• Objective:
Among the entries below, count the lines where the string "this" occurs, and give only the number.

**********

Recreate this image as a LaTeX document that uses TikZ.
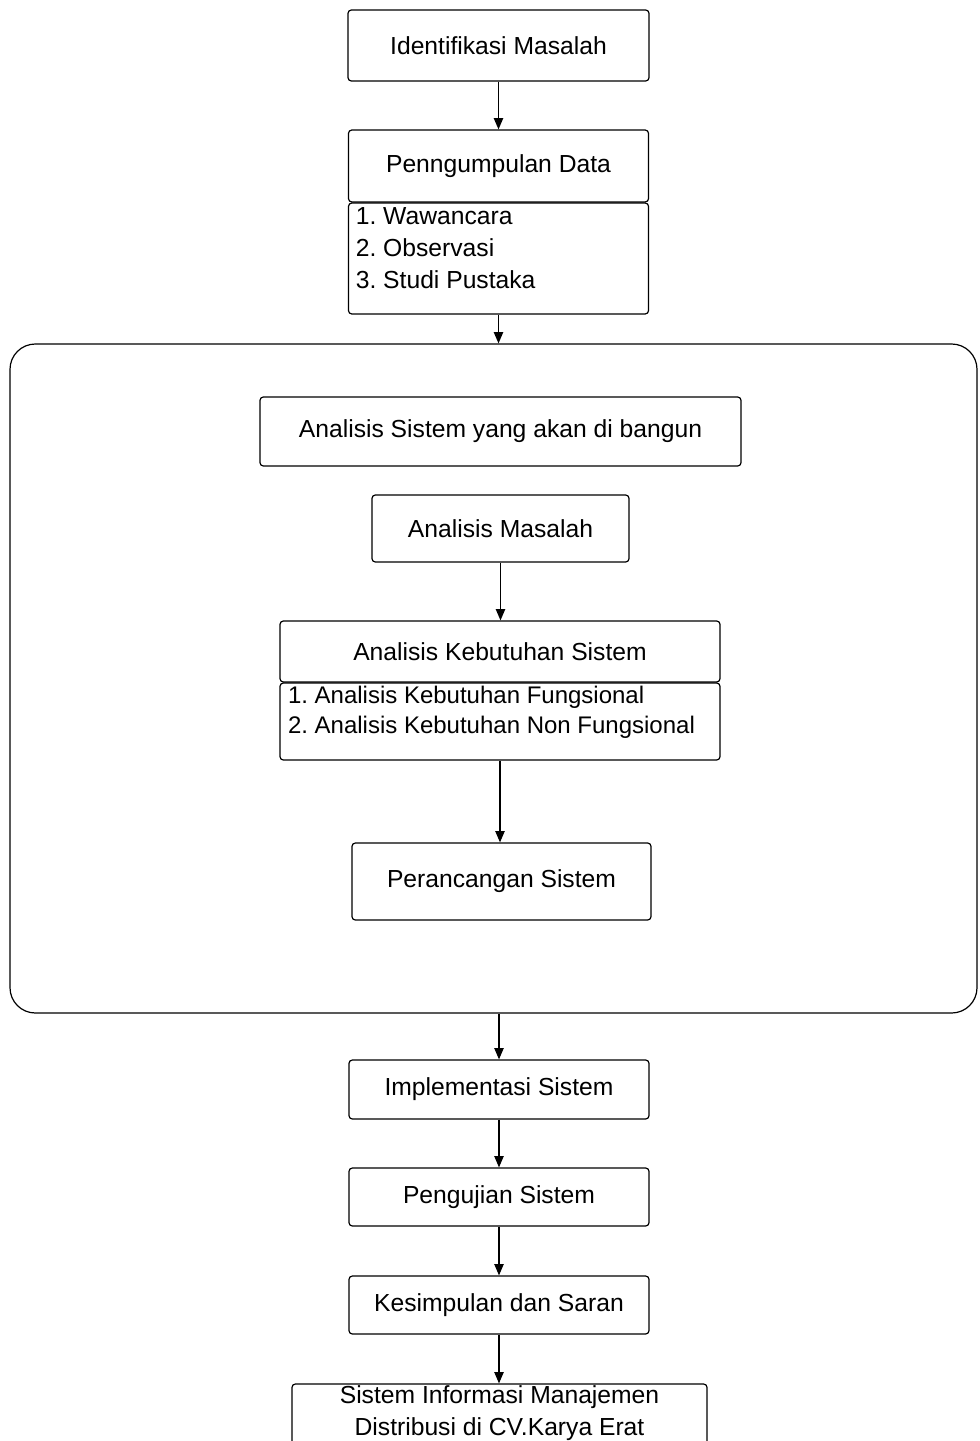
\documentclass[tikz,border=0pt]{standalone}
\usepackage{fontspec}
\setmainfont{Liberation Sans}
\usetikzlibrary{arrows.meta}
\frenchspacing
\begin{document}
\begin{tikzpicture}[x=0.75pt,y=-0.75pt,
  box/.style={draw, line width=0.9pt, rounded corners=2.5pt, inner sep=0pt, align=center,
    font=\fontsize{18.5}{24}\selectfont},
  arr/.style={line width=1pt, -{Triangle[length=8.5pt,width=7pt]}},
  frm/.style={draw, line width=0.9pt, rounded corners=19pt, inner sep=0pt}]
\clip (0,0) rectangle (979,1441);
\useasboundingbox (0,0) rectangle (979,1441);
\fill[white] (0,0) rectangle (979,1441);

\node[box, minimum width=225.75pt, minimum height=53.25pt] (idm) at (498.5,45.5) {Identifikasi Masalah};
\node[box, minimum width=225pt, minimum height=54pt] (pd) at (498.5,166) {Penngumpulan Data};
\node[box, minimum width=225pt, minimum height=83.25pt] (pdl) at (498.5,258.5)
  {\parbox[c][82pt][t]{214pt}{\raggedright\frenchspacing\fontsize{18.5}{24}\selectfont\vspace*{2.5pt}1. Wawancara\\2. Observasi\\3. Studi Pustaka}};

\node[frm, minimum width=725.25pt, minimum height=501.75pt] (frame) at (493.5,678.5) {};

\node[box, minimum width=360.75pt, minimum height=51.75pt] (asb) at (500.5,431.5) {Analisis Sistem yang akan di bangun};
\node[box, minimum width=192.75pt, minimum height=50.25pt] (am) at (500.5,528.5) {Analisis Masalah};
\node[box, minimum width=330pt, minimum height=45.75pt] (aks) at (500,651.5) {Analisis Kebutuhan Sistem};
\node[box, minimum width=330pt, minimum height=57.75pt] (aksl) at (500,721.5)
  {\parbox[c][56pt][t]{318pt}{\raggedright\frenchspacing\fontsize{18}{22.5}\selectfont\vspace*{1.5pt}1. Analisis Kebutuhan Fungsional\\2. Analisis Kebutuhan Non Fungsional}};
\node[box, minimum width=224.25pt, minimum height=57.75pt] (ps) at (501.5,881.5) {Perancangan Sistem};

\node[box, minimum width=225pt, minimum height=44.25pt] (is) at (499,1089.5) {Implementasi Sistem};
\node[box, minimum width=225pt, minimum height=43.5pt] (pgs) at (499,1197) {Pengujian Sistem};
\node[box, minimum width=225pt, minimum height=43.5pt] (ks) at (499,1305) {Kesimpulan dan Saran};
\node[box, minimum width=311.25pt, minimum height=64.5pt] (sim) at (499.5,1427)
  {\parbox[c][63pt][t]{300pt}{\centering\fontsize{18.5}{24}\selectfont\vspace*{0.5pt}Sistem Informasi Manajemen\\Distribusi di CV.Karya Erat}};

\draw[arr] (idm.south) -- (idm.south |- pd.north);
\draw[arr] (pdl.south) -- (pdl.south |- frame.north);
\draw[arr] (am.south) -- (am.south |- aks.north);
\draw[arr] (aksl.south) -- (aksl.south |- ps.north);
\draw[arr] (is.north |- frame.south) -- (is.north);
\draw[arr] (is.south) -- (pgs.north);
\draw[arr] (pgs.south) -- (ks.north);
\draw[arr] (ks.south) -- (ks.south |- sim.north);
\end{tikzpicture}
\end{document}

**********

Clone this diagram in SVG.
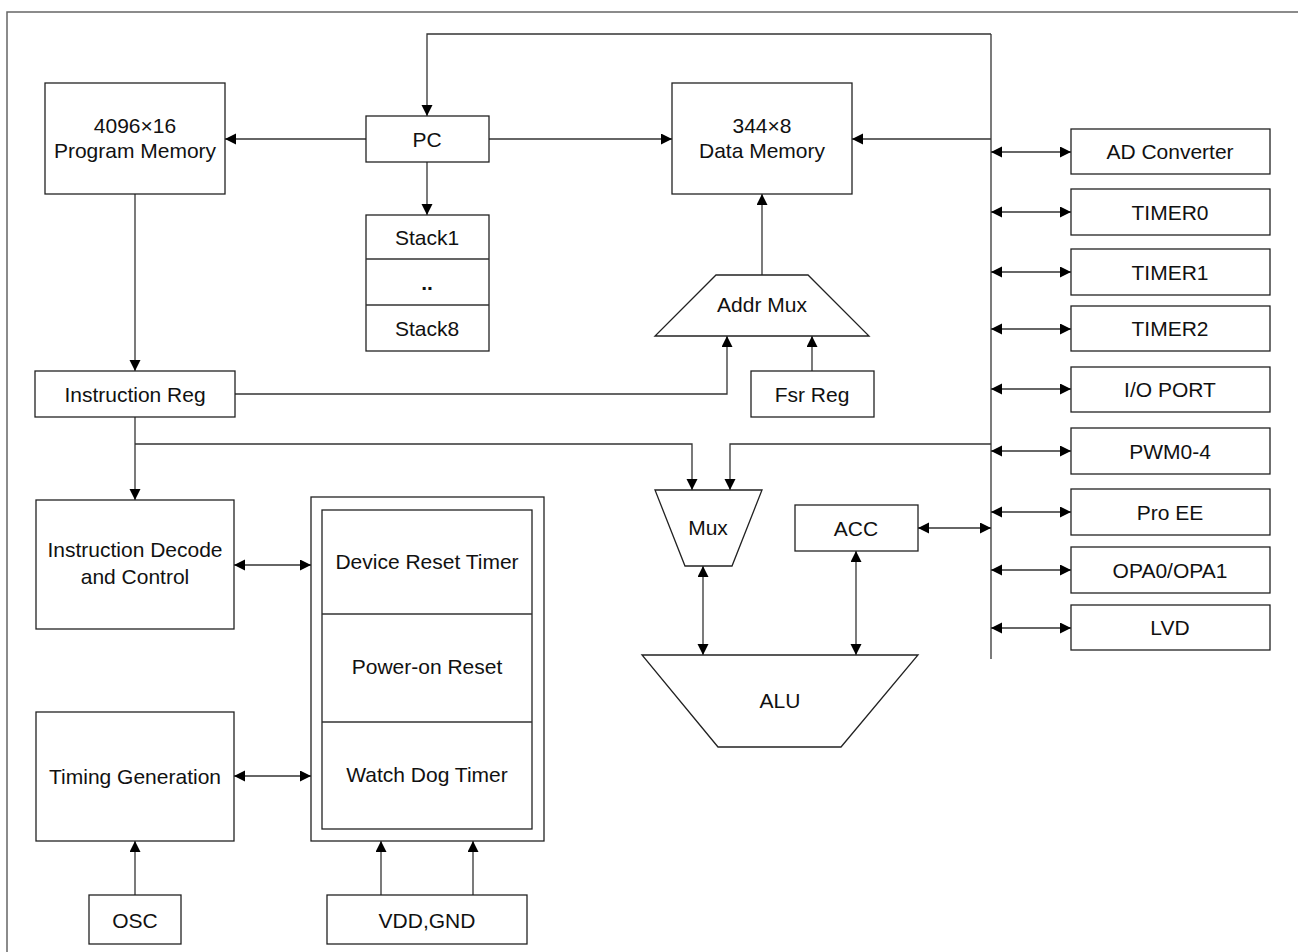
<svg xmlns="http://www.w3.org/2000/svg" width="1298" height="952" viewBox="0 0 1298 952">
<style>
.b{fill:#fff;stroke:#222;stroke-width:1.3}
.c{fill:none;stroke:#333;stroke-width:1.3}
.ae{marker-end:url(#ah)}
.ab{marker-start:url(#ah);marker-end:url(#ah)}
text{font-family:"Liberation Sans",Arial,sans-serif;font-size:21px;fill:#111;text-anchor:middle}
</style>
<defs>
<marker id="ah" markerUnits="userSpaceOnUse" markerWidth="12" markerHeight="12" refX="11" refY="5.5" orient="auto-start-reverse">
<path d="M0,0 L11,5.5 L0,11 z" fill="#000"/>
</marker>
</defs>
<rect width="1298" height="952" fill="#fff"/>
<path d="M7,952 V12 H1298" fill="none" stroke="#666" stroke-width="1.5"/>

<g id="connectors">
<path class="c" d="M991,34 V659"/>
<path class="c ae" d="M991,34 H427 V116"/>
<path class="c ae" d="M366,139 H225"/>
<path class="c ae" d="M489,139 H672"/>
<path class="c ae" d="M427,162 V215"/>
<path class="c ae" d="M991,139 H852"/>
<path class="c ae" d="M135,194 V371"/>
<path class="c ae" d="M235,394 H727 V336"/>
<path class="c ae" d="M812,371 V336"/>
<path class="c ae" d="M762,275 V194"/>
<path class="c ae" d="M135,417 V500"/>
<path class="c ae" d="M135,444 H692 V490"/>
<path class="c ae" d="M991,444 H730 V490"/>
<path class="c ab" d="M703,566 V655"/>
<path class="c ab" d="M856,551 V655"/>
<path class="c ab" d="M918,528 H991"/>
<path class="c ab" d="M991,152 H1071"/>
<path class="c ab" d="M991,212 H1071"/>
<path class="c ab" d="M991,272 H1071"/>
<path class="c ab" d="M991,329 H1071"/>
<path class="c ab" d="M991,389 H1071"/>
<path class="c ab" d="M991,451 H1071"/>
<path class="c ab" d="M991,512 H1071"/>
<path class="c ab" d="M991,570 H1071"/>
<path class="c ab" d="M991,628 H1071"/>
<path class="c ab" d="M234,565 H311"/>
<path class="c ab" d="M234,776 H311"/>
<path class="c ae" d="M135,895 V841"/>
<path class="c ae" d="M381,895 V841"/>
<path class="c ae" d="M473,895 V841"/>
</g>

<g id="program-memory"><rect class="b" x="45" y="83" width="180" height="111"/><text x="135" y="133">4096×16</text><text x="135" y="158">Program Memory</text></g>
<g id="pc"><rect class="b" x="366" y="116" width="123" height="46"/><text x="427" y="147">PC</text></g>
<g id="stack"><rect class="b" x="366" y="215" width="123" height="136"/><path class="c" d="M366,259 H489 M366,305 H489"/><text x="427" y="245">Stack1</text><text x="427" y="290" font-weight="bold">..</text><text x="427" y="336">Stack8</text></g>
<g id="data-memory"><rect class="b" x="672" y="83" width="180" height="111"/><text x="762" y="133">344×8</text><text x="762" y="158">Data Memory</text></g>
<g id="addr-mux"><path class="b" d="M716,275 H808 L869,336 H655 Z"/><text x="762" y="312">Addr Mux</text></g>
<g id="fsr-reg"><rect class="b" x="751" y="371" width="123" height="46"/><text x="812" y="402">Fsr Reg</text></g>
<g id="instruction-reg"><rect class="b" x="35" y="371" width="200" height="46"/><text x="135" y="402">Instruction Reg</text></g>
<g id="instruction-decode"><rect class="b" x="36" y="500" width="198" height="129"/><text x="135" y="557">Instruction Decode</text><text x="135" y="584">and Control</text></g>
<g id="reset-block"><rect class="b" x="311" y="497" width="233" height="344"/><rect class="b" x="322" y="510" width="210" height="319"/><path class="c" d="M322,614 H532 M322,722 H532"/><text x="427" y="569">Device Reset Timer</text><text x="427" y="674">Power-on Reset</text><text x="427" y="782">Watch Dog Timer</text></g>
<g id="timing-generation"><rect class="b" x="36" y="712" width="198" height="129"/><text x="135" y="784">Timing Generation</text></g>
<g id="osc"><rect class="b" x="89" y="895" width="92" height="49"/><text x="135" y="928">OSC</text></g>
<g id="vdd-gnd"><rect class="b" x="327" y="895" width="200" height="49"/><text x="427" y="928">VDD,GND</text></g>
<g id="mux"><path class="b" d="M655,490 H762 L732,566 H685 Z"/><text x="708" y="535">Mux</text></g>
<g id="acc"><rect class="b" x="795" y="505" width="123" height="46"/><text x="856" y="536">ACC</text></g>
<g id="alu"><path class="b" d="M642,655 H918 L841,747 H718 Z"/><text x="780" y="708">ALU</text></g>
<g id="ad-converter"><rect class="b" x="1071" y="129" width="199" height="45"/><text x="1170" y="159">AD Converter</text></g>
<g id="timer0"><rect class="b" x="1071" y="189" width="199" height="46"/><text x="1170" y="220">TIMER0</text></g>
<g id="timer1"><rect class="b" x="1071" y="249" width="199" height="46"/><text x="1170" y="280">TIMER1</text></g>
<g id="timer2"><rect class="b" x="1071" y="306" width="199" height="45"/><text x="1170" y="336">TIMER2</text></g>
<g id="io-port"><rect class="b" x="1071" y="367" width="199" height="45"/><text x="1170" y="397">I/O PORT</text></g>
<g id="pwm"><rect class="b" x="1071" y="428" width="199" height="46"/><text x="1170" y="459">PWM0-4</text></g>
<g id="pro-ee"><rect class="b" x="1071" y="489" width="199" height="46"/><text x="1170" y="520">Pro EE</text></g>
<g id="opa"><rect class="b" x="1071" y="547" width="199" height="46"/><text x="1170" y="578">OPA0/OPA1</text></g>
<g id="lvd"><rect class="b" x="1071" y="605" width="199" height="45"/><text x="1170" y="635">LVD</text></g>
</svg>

**********

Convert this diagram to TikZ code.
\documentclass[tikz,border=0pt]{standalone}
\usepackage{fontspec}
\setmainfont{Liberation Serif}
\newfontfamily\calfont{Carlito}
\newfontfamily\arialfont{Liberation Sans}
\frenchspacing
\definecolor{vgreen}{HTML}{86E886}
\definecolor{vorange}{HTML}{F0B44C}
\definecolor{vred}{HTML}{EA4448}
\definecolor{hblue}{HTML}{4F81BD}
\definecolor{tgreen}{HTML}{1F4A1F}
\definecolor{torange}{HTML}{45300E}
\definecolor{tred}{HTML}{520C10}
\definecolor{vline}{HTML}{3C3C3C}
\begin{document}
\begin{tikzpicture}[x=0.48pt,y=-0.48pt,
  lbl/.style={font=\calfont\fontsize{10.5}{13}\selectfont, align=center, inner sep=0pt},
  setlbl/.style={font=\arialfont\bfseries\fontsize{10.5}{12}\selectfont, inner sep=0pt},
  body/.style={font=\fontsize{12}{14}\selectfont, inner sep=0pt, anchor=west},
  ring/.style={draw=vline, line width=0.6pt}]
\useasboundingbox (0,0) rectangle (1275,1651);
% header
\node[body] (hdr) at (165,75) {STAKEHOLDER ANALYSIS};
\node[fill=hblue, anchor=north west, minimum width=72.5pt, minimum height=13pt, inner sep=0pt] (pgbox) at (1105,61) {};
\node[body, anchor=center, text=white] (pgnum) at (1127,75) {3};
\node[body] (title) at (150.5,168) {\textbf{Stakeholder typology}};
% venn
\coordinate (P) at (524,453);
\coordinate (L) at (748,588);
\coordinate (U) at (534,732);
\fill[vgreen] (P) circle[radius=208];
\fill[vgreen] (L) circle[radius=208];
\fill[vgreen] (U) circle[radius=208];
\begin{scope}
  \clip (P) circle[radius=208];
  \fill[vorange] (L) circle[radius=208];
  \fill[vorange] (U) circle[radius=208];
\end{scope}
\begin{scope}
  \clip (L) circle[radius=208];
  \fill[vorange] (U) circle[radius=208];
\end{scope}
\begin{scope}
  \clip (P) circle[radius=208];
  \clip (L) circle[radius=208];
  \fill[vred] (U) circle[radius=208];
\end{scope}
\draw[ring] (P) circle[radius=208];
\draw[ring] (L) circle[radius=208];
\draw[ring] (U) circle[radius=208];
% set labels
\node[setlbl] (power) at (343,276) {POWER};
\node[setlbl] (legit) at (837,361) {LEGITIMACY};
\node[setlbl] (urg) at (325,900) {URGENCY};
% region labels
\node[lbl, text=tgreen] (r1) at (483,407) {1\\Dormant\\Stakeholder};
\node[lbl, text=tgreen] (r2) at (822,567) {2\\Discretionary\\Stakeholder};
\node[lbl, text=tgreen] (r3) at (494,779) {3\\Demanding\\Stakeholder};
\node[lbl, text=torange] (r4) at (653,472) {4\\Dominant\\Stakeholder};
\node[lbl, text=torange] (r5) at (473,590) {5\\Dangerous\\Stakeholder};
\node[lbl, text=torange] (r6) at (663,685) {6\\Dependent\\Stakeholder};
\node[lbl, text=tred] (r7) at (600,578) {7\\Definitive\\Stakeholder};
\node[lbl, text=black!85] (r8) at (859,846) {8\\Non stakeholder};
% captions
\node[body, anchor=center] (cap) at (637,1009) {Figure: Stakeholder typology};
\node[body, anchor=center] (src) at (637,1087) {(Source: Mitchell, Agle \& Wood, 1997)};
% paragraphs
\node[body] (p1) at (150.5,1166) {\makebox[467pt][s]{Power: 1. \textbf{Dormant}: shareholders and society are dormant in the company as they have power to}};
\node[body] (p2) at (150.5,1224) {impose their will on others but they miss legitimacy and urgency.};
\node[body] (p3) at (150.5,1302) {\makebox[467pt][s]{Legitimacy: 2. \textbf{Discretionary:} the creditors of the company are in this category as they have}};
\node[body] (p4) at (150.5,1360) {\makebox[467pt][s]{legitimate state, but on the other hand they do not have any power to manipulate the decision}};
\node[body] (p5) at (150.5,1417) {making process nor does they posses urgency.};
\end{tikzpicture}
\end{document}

**********

• Answer to the task:
4